Dies hat das Landgericht verkannt. In den Urteilsgründen fehlt es als Grundlage für eine Anwendung des Zweifelssatzes an einer umfassenden Gesamtwürdigung aller Beweisanzeichen, insbesondere an einer erschöpfenden Auseinandersetzung mit der - zudem nicht durchgängig einheitlichen - Einlassung des Angeklagten sowie mit dem objektiven Tatgeschehen, das nach der Lebenserfahrung in hohem Maße dafür sprach, dass der Angeklagte mit Gewalt auch den Geschlechtsverkehr mit den Geschädigten erzwingen wollte. Darüber hinaus ist die Begründung, mit der die Kammer die entsprechende Einlassung des Angeklagten, zu seinen sexuellen Absichten nicht als Schutzbehauptung wertet, lückenhaft und widersprüchlich. Die Kammer hat in den Feststellungen (UA 5) die Einlassung des Angeklagten übernommen, er habe die Zeugin B. mit Gewalt in sein Auto ziehen wollen, um "gegen ihren Willen gewaltsam" sexuelle Handlungen durchzuführen, ohne sich mit dem Widerspruch auseinanderzusetzen, der darin liegt, dass der Angeklagte die so erzwungenen Handlungen als "körperliche Zärtlichkeiten" und "schmusen" bezeichnet hat.

Darüber hinaus findet in den Feststellungen keine erkennbare Stütze, dass es die Kammer mit Rücksicht auf die Persönlichkeitsstruktur des Angeklagten für nachvollziehbar hält, er sei aufgrund "seiner männlichen Ausstrahlung sowie sexuellen Erfahrung und der damit verbundenen positiven Wirkung auf die jeweilige Geschädigte" davon überzeugt gewesen, dass die Geschädigten "nach der anfänglich gewaltsamen Durchführung der sexuellen Handlungen sodann freiwillig zu mehr bereit" (UA 10) sein würden.

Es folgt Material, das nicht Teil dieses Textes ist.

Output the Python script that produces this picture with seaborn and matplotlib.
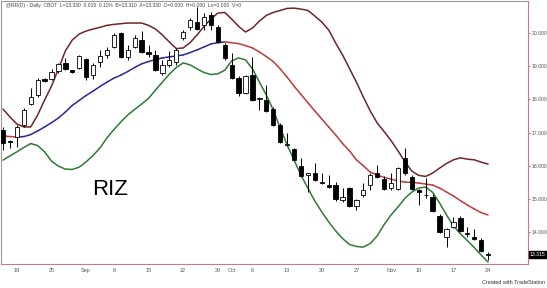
import numpy as np
import pandas as pd
import matplotlib
matplotlib.use("Agg")
import matplotlib.pyplot as plt
import seaborn as sns

# ---------------- data ----------------
opens = [17.08, 16.74, 16.88, 17.23, 17.86, 18.13, 18.60, 18.61, 18.85, 19.09,
         18.88, 18.94, 19.21, 18.73, 19.13, 19.33, 19.58, 20.00, 19.28, 19.58,
         19.79, 19.44, 19.34, 18.79, 19.04, 19.14, 19.84, 20.19, 20.34, 20.24,
         20.54, 20.19, 19.64, 19.04, 18.64, 18.18, 18.73, 18.00, 17.98, 17.71,
         17.23, 16.63, 16.50, 15.99, 15.72, 15.79, 15.52, 15.42, 15.42, 14.97,
         15.33, 14.79, 15.12, 15.42, 15.79, 15.60, 15.33, 15.30, 16.24, 15.66,
         15.27, 15.13, 15.06, 14.49, 13.85, 14.16, 14.43, 13.98, 13.85, 13.76,
         13.33]
highs = [17.18, 16.77, 17.23, 17.74, 18.34, 18.64, 18.64, 18.91, 19.10, 19.25,
         18.89, 19.34, 19.24, 19.10, 19.49, 19.58, 20.00, 20.03, 19.64, 19.95,
         20.05, 19.64, 19.50, 19.19, 19.45, 19.55, 20.09, 20.44, 20.79, 20.60,
         20.62, 20.25, 19.70, 19.40, 18.70, 18.75, 19.29, 18.07, 18.43, 17.78,
         17.30, 16.99, 16.55, 16.24, 15.79, 16.08, 15.78, 15.72, 15.50, 15.33,
         15.36, 15.00, 15.48, 15.78, 16.02, 15.70, 15.78, 15.96, 16.54, 15.72,
         15.29, 15.63, 15.15, 14.55, 14.13, 14.45, 14.50, 14.16, 14.10, 13.82,
         13.40]
lows = [16.48, 16.53, 16.57, 17.17, 17.83, 18.07, 18.53, 18.58, 18.80, 18.88,
        18.80, 18.91, 18.58, 18.61, 18.97, 19.25, 19.55, 19.25, 19.19, 19.55,
        19.39, 19.28, 18.85, 18.73, 18.98, 19.05, 19.80, 20.09, 20.09, 20.10,
        20.10, 19.70, 19.20, 18.60, 18.10, 18.15, 17.95, 17.68, 17.63, 17.20,
        16.70, 16.60, 16.15, 15.67, 15.21, 15.54, 15.45, 15.33, 14.94, 14.92,
        14.76, 14.67, 15.06, 15.27, 15.63, 15.27, 15.27, 15.27, 15.72, 15.27,
        14.82, 15.03, 14.60, 13.98, 13.55, 14.13, 14.00, 13.86, 13.77, 13.40,
        13.16]
closes = [16.70, 16.72, 17.18, 17.68, 18.07, 18.59, 18.55, 18.82, 19.06, 18.91,
          18.84, 19.31, 18.67, 19.04, 19.31, 19.49, 19.94, 19.28, 19.49, 19.85,
          19.43, 19.36, 18.89, 19.04, 19.19, 19.49, 20.04, 20.39, 20.11, 20.49,
          20.24, 19.74, 19.24, 18.64, 18.18, 18.70, 17.98, 18.04, 17.66, 17.23,
          16.73, 16.66, 16.17, 15.69, 15.78, 15.57, 15.47, 15.36, 14.99, 15.07,
          14.79, 14.97, 15.27, 15.72, 15.67, 15.30, 15.48, 15.93, 15.78, 15.30,
          15.21, 15.11, 14.64, 14.00, 14.10, 14.31, 14.04, 13.94, 13.80, 13.43,
          13.315]

upper_band = [17.71, 17.47, 17.26, 17.17, 17.17, 17.53, 17.98, 18.40, 18.92, 19.46,
              19.79, 19.97, 20.06, 20.12, 20.17, 20.23, 20.26, 20.28, 20.30, 20.30,
              20.30, 20.23, 20.12, 19.94, 19.73, 19.53, 19.55, 19.71, 19.94, 20.20,
              20.42, 20.60, 20.62, 20.42, 20.20, 20.03, 20.15, 20.36, 20.53, 20.62,
              20.68, 20.74, 20.75, 20.72, 20.68, 20.51, 20.33, 20.09, 19.70, 19.34,
              18.93, 18.52, 18.07, 17.65, 17.29, 17.03, 16.76, 16.45, 16.12, 15.84,
              15.71, 15.68, 15.78, 15.93, 16.07, 16.18, 16.24, 16.20, 16.18, 16.11,
              16.05]
mid_band = [16.90, 16.88, 16.87, 16.88, 16.94, 17.05, 17.17, 17.30, 17.44, 17.62,
            17.82, 17.97, 18.12, 18.25, 18.39, 18.52, 18.64, 18.73, 18.84, 18.96,
            19.07, 19.14, 19.20, 19.25, 19.28, 19.31, 19.34, 19.41, 19.49, 19.58,
            19.67, 19.71, 19.73, 19.71, 19.68, 19.62, 19.55, 19.43, 19.29, 19.14,
            18.92, 18.67, 18.40, 18.15, 17.90, 17.65, 17.41, 17.17, 16.93, 16.67,
            16.45, 16.18, 16.00, 15.81, 15.72, 15.65, 15.60, 15.54, 15.51, 15.50,
            15.48, 15.45, 15.42, 15.33, 15.21, 15.09, 14.95, 14.82, 14.70, 14.59,
            14.52]
lower_band = [16.17, 16.30, 16.42, 16.55, 16.67, 16.61, 16.42, 16.14, 15.99, 15.90,
              15.89, 15.96, 16.12, 16.31, 16.54, 16.84, 17.09, 17.32, 17.53, 17.70,
              17.86, 18.03, 18.28, 18.52, 18.76, 18.96, 19.10, 19.04, 18.92, 18.81,
              18.75, 18.77, 18.88, 19.16, 19.25, 19.19, 18.92, 18.52, 18.13, 17.68,
              17.14, 16.63, 16.17, 15.72, 15.32, 14.94, 14.61, 14.31, 14.04, 13.81,
              13.63, 13.57, 13.55, 13.66, 13.89, 14.23, 14.52, 14.76, 15.02, 15.21,
              15.33, 15.36, 15.20, 14.88, 14.52, 14.19, 13.95, 13.75, 13.54, 13.31,
              13.10]

x_tick_pos = [2, 7, 12, 16, 21, 26, 31, 33, 36, 41, 46, 51, 56, 60, 65, 70]
x_tick_labels = ["18", "25", "Sep", "8", "15", "22", "29", "Oct", "6", "13",
                 "20", "27", "Nov", "10", "17", "24"]
y_ticks = [14, 15, 16, 17, 18, 19, 20]
last_price = 13.315
header = ("@RR(D) - Daily  CBOT  L=13.330  0.015  0.11%  B=13.310  "
          "A=13.330  O=0.000  H=0.000  Lo=0.000  V=0")
symbol_text = "RIZ"

# ---------------- plotting ----------------
sns.set_theme(style="white")
plt.rcParams["font.family"] = ["Liberation Sans", "DejaVu Sans"]

W, H = 547, 288
fig = plt.figure(figsize=(W / 100, H / 100), dpi=100)
ax = fig.add_axes([1 / W, 1 - 264 / H, 527 / W, 263 / H])
ax.set_facecolor("white")

n = len(closes)
idx = np.arange(n)
df = pd.DataFrame({"i": idx, "open": opens, "high": highs, "low": lows,
                   "close": closes, "upper": upper_band, "mid": mid_band,
                   "lower": lower_band})

# bands
sns.lineplot(data=df, x="i", y="upper", ax=ax, color="#6e2626", lw=1.1)
sns.lineplot(data=df, x="i", y="lower", ax=ax, color="#2f7a35", lw=1.1)
mid = df["mid"].to_numpy()
for k in range(n - 1):
    col = "#2a2a9a" if mid[k + 1] > mid[k] else "#c23a3a"
    ax.plot(idx[k:k + 2], mid[k:k + 2], color=col, lw=1.1,
            solid_capstyle="round")

# candles
for _, r in df.iterrows():
    up = r["close"] >= r["open"]
    ax.vlines(r["i"], r["low"], r["high"], color="black", lw=0.7, zorder=3)
    lo = min(r["open"], r["close"])
    h = max(abs(r["close"] - r["open"]), 0.025)
    ax.bar(r["i"], h, bottom=lo, width=0.62,
           facecolor="white" if up else "black", edgecolor="black",
           lw=0.6, zorder=4)

ax.set_xlim(-0.29, 75.76)
ax.set_ylim(13.042, 20.964)
ax.set_xlabel("")
ax.set_ylabel("")

ax.set_xticks(x_tick_pos)
ax.set_xticklabels(x_tick_labels)
ax.yaxis.tick_right()
ax.set_yticks(y_ticks)
ax.set_yticklabels([f"{v:.3f}" for v in y_ticks])
ax.tick_params(axis="x", labelsize=4.0, colors="#555555", length=2, width=0.5,
               pad=2, direction="inout")
ax.tick_params(axis="y", labelsize=3.7, colors="#555555", length=1.5, width=0.5,
               pad=1.0)

for s in ["left", "top"]:
    ax.spines[s].set_color("#9a9a9a")
    ax.spines[s].set_linewidth(0.8)
for s in ["right", "bottom"]:
    ax.spines[s].set_color("#c9798a")
    ax.spines[s].set_linewidth(0.8)

# last price marker
ax.text(1.004, last_price, f"{last_price:.3f}", transform=ax.get_yaxis_transform(),
        fontsize=3.7, color="white", va="center", ha="left",
        bbox=dict(boxstyle="square,pad=0.2", fc="black", ec="black"))

# texts
fig.text(6 / W, 1 - 5 / H, header, fontsize=3.6, color="#444444",
         va="center", ha="left")
ax.text(15.4, 15.3, symbol_text, fontsize=16, color="black",
        ha="center", va="center")
fig.text(1 - 2 / W, 1 - 283 / H, "Created with TradeStation", fontsize=4.0,
         color="#333333", ha="right", va="center")

fig.savefig("out.png", dpi=100)
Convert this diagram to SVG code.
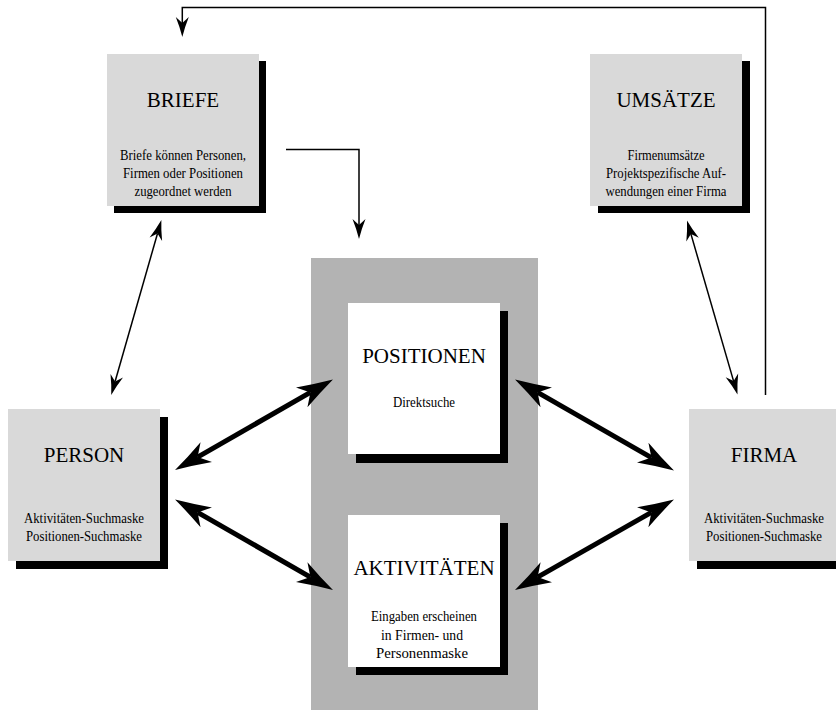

Diese Überlegung steht zudem im Widerspruch zu der im Urteil wiedergegebenen Einschätzung des Angeklagten und der von ihm selbst angegebenen Motivation für die geplanten Entführungen, junge, attraktive Frauen würden nicht freiwillig ein sexuelles Interesse an ihm zeigen.

3. Das Urteil beruht auf den aufgezeigten Rechtsfehlern. Eine denkbare Verschärfung des Schuldspruchs kann sich auch auf den Strafausspruch ausgewirkt haben. Zwar differenziert § 177 Abs. 4 StGB beim Strafrahmen nicht zwischen der besonders schweren sexuellen Nötigung und der besonders schweren Vergewaltigung. Der Senat kann jedoch nicht ausschließen, dass das Landgericht bei Annahme einer versuchten besonders schweren Vergewaltigung den Unrechtsgehalt der geplanten Taten gravierender und das Geständnis des Angeklagten als weniger gewichtig gewertet hätte. Dies hätte dazu führen können, dass das Landgericht einen - nach den objektiven Tatumständen ohnehin eher fern liegenden - minderschweren Fall im Fall 1 der Urteilsgründe verneint sowie - insbesondere im Fall 1 - höhere Einzelstrafen und eine höhere Gesamtfreiheitsstrafe verhängt hätte.